4.1. Scratchpad-based vs. Cache-based System
Prior to hardware analysis of our test system we performed theoretical analysis and comparison between two processor’s configurations, one having scratchpad memories and another having directmapped caches of same size. The estimated area and power consumption of implemented processor configurations are compared in Table 3.
Table 3. Features of the processor configurations
| || SPRAM-based || Cache-based |
|Area || 6.5 mm2 || 8.2 mm2 |
|Power Consumpt. (2.5V and 80MHz) || 250 mW || 330 mW |
|Max. Frequency || 90 MHz || 85 MHz |
As it was expected, the core having caches has significant increase in logic area compared to the SPRAM-based one. Additionally, the cache-based core includes additional memory arrays for tag and way select fields, making the difference even larger. The power estimation is performed with Synopsys PrimePower tool  using custom applications to be executed from the cache, and respectively from the ISPRAM. In most cases the analysis has shown significantly lower power consumption of the SPRAM-based configuration.
4.2. Evaluation Platform
In general, the evaluation of SoCs designed at IHP is performed on the hardware platform we have designed for the purpose of system development and testing (Figure 6). The platform consists of one or more mutually interconnected subsystems. Each subsystem contains the printed circuit board controlled by a workstation containing the socket for a daughter board. The chip under evaluation is assembled on the daughter board (Figure 7). The subsystems are connected via the link emulator board containing a FPGA that can be programmed for a specific application. The main board contains SRAM and FLASH memories, voltage and clock regulation circuitry, LED display, connectors to the probes from signal analyzer and EJTAG connector to MIPS hardware debugger.

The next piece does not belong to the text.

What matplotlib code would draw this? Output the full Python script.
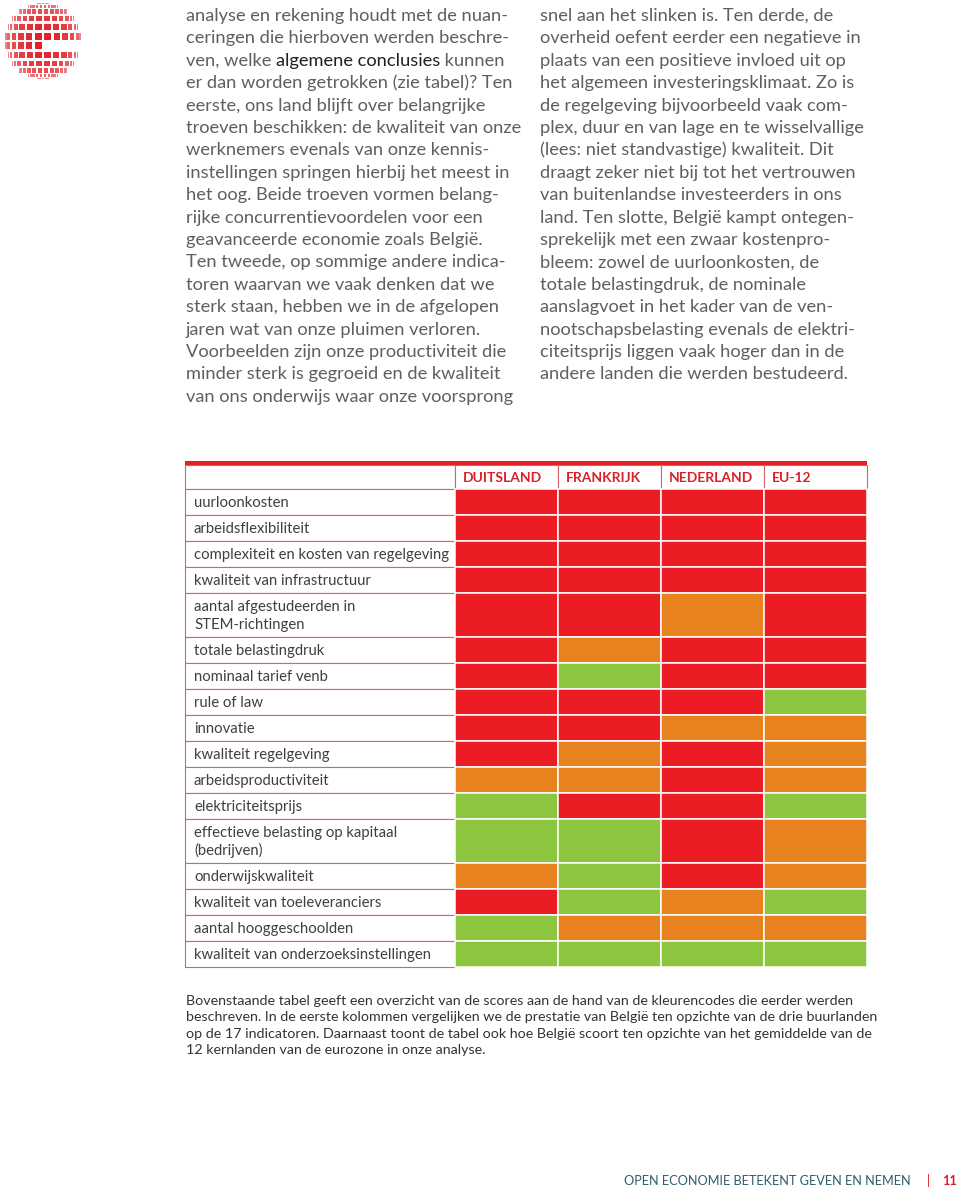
import numpy as np
import matplotlib
matplotlib.use('Agg')
import matplotlib.pyplot as plt
from matplotlib.patches import Rectangle

plt.rcParams['font.family'] = ['Lato', 'DejaVu Sans']

# --- data ---------------------------------------------------------------
indicators = [
    'uurloonkosten', 'arbeidsflexibiliteit', 'complexiteit en kosten van regelgeving',
    'kwaliteit van infrastructuur', 'aantal afgestudeerden in\nSTEM-richtingen',
    'totale belastingdruk', 'nominaal tarief venb', 'rule of law', 'innovatie',
    'kwaliteit regelgeving', 'arbeidsproductiviteit', 'elektriciteitsprijs',
    'effectieve belasting op kapitaal\n(bedrijven)', 'onderwijskwaliteit',
    'kwaliteit van toeleveranciers', 'aantal hooggeschoolden',
    'kwaliteit van onderzoeksinstellingen',
]
countries = ['DUITSLAND', 'FRANKRIJK', 'NEDERLAND', 'EU-12']
# R = rood, O = oranje, G = groen (per rij: DE, FR, NL, EU-12)
scores = [
    'RRRR', 'RRRR', 'RRRR', 'RRRR', 'RROR', 'RORR', 'RGRR', 'RRRG', 'RROO',
    'RORO', 'OORO', 'GRRG', 'GGRO', 'OGRO', 'RGOG', 'GOOO', 'GGGG',
]

left_text = [
    'analyse en rekening houdt met de nuan-',
    'ceringen die hierboven werden beschre-',
    'ven, welke |algemene conclusies| kunnen',
    'er dan worden getrokken (zie tabel)? Ten',
    'eerste, ons land blijft over belangrijke',
    'troeven beschikken: de kwaliteit van onze',
    'werknemers evenals van onze kennis-',
    'instellingen springen hierbij het meest in',
    'het oog. Beide troeven vormen belang-',
    'rijke concurrentievoordelen voor een',
    'geavanceerde economie zoals België.',
    'Ten tweede, op sommige andere indica-',
    'toren waarvan we vaak denken dat we',
    'sterk staan, hebben we in de afgelopen',
    'jaren wat van onze pluimen verloren.',
    'Voorbeelden zijn onze productiviteit die',
    'minder sterk is gegroeid en de kwaliteit',
    'van ons onderwijs waar onze voorsprong',
]
right_text = [
    'snel aan het slinken is. Ten derde, de',
    'overheid oefent eerder een negatieve in',
    'plaats van een positieve invloed uit op',
    'het algemeen investeringsklimaat. Zo is',
    'de regelgeving bijvoorbeeld vaak com-',
    'plex, duur en van lage en te wisselvallige',
    '(lees: niet standvastige) kwaliteit. Dit',
    'draagt zeker niet bij tot het vertrouwen',
    'van buitenlandse investeerders in ons',
    'land. Ten slotte, België kampt ontegen-',
    'sprekelijk met een zwaar kostenpro-',
    'bleem: zowel de uurloonkosten, de',
    'totale belastingdruk, de nominale',
    'aanslagvoet in het kader van de ven-',
    'nootschapsbelasting evenals de elektri-',
    'citeitsprijs liggen vaak hoger dan in de',
    'andere landen die werden bestudeerd.',
]
caption = [
    'Bovenstaande tabel geeft een overzicht van de scores aan de hand van de kleurencodes die eerder werden',
    'beschreven. In de eerste kolommen vergelijken we de prestatie van België ten opzichte van de drie buurlanden',
    'op de 17 indicatoren. Daarnaast toont de tabel ook hoe België scoort ten opzichte van het gemiddelde van de',
    '12 kernlanden van de eurozone in onze analyse.',
]
footer = 'OPEN ECONOMIE BETEKENT GEVEN EN NEMEN'
page_no = '11'

# --- styles -------------------------------------------------------------
colors = {'R': '#EC1C24', 'O': '#E8821E', 'G': '#8CC63F'}
red = '#E31E26'
pink = '#D4636B'
gray = '#5E5F62'

fig = plt.figure(figsize=(9.6, 11.89), dpi=100)
ax = fig.add_axes([0, 0, 1, 1])
ax.set_xlim(0, 960)
ax.set_ylim(1189, 0)
ax.axis('off')
renderer = fig.canvas.get_renderer()


def width_px(s, size, weight='normal'):
    t = ax.text(0, 0, s, fontsize=size, fontweight=weight)
    w = t.get_window_extent(renderer).width
    t.remove()
    return w


def fit(pairs, weight='normal'):
    # mean font size so that each string is about its target width (px)
    return np.mean([10 * tw / width_px(s, 10, weight) for s, tw in pairs])


# --- logo (sphere of small squares with an "e" slot) ---------------------
cx, cy, R = 43, 41, 38
step = np.radians(14.5)
for i in np.arange(-5.5, 6):
    for j in np.arange(-5.5, 6):
        lat, lon = i * step, j * step
        x = cx + R * np.sin(lon) * np.cos(lat)
        y = cy + R * np.sin(lat)
        w = R * np.sin(step) * np.cos(lon) * np.cos(lat) * 0.75
        h = R * np.sin(step) * np.cos(lat) * 0.75
        if w < 0.8 or h < 0.8:
            continue
        if i == 0.5 and j > -0.5:
            continue
        shade = 0.45 + 0.55 * np.cos(lon) * np.cos(lat)
        ax.add_patch(Rectangle((x - w / 2, y - h / 2), w, h, fc='#E31E26',
                               ec='none', alpha=shade))

# --- two text columns ---------------------------------------------------
body_size = fit([
    ('eerste, ons land blijft over belangrijke', 327),
    ('instellingen springen hierbij het meest in', 320),
    ('Voorbeelden zijn onze productiviteit die', 314),
    ('van ons onderwijs waar onze voorsprong', 320),
    ('plex, duur en van lage en te wisselvallige', 323),
    ('andere landen die werden bestudeerd.', 306),
])
for k, line in enumerate(left_text):
    yb = 21 + 22.4 * k
    x = 186
    for n, part in enumerate(line.split('|')):
        c = '#231F20' if n % 2 else gray
        ax.text(x, yb, part, fontsize=body_size, color=c, va='baseline')
        x += width_px(part, body_size)
for k, line in enumerate(right_text):
    ax.text(540, 21 + 22.4 * k, line, fontsize=body_size, color=gray, va='baseline')

# --- table --------------------------------------------------------------
x0, label_w, col_w = 185, 270, 103
top = 465
head_h = 24
lab_size = fit([('complexiteit en kosten van regelgeving', 254),
                ('kwaliteit van onderzoeksinstellingen', 240)])
head_size = fit([('DUITSLAND', 78), ('NEDERLAND', 86)], 'bold')

ax.add_patch(Rectangle((x0, top - 4), label_w + 4 * col_w, 4, fc=red, ec='none'))
ax.add_patch(Rectangle((x0, top), label_w, head_h, fc='white', ec=pink, lw=0.8))
for c, name in enumerate(countries):
    xc = x0 + label_w + c * col_w
    ax.add_patch(Rectangle((xc, top), col_w, head_h, fc='white', ec=pink, lw=0.8))
    ax.text(xc + 8, top + head_h / 2 + 1, name, fontsize=head_size, fontweight='bold',
            color='#D9202B', va='center')

y = top + head_h
for label, row in zip(indicators, scores):
    parts = label.split('\n')
    h = 26 + 18 * (len(parts) - 1)
    ax.add_patch(Rectangle((x0, y), label_w, h, fc='white', ec=pink, lw=0.8))
    for k, p in enumerate(parts):
        ax.text(x0 + 9, y + 18 + 18 * k, p, fontsize=lab_size, color='#3F3F3F',
                va='baseline')
    for c, code in enumerate(row):
        xc = x0 + label_w + c * col_w
        ax.add_patch(Rectangle((xc, y), col_w, h, fc=colors[code], ec='white', lw=1.1))
    y += h

# --- caption ------------------------------------------------------------
cap_size = fit([(caption[0], 683), (caption[1], 684), (caption[2], 684)])
for k, line in enumerate(caption):
    ax.text(186, 1005 + 16.4 * k, line, fontsize=cap_size, color='#333333', va='baseline')

# --- footer -------------------------------------------------------------
foot_size = fit([(footer, 286)])
ax.text(624, 1185, footer, fontsize=foot_size, color='#2E5E6B', va='baseline')
ax.text(927, 1185, '|', fontsize=foot_size, color=red, va='baseline')
ax.text(942, 1185, page_no, fontsize=foot_size, fontweight='bold', color=red,
        va='baseline')

fig.savefig('out.png', dpi=100)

Figure 6. IHP Evaluation Platform
Additionally, there are two serial and one parallel connector for connection to a PC and the link emulator. The functioning of the complete system is controlled via debug monitor program, which was internally developed. In the case that the chip under evaluation contains some specific interface like PCMCIA, the corresponding connectors can be inserted on a daughter board enabling the workstation to access it.
Figure 7. The test chip on the daughter board connected to the main board
The fabricated test chip is extensively tested for functionality using our evaluation platform. We developed routines that enable the monitor program on a workstation to efficiently change the content of ISPRAM. A number of applications are executed from the ISPRAM and the performance and power consumption is measured. The measurements show high performance, with significantly lower power consumption, compared to the equivalent cachebased systems we have designed in past.
5. CONCLUSIONS AND FUTURE WORK
We have demonstrated a methodology to design systems for wireless applications based on an embedded processor with the scratchpad support. The test chip is designed as well as an evaluation platform in order to evaluate the presented concept. The main advantages of the systems containing embedded SPRAMs over the cache-based are in decreased power consumption and reduced area of the chip. However, an additional effort is required to develop the software that efficiently utilizes the system resources.
Using presented methodology we have already designed the prototypes of some protocol systems used in WLAN (IEEE 802.11a MAC, TCP/IP, encryption cores, etc.). Using the evaluation platform we were able to connect two subsystems to communicate over the link emulator. The system is shown to be very useful for software and hardware debugging and testing of newly added features.
In the future we plan to make systems with a higher level of integration where more subsystems and additional features should be integrated on a single chip. For the systems running at low frequency, like sensor networks nodes, we plan to insert FLASHbased SPRAM that has much better area utilization than SRAM.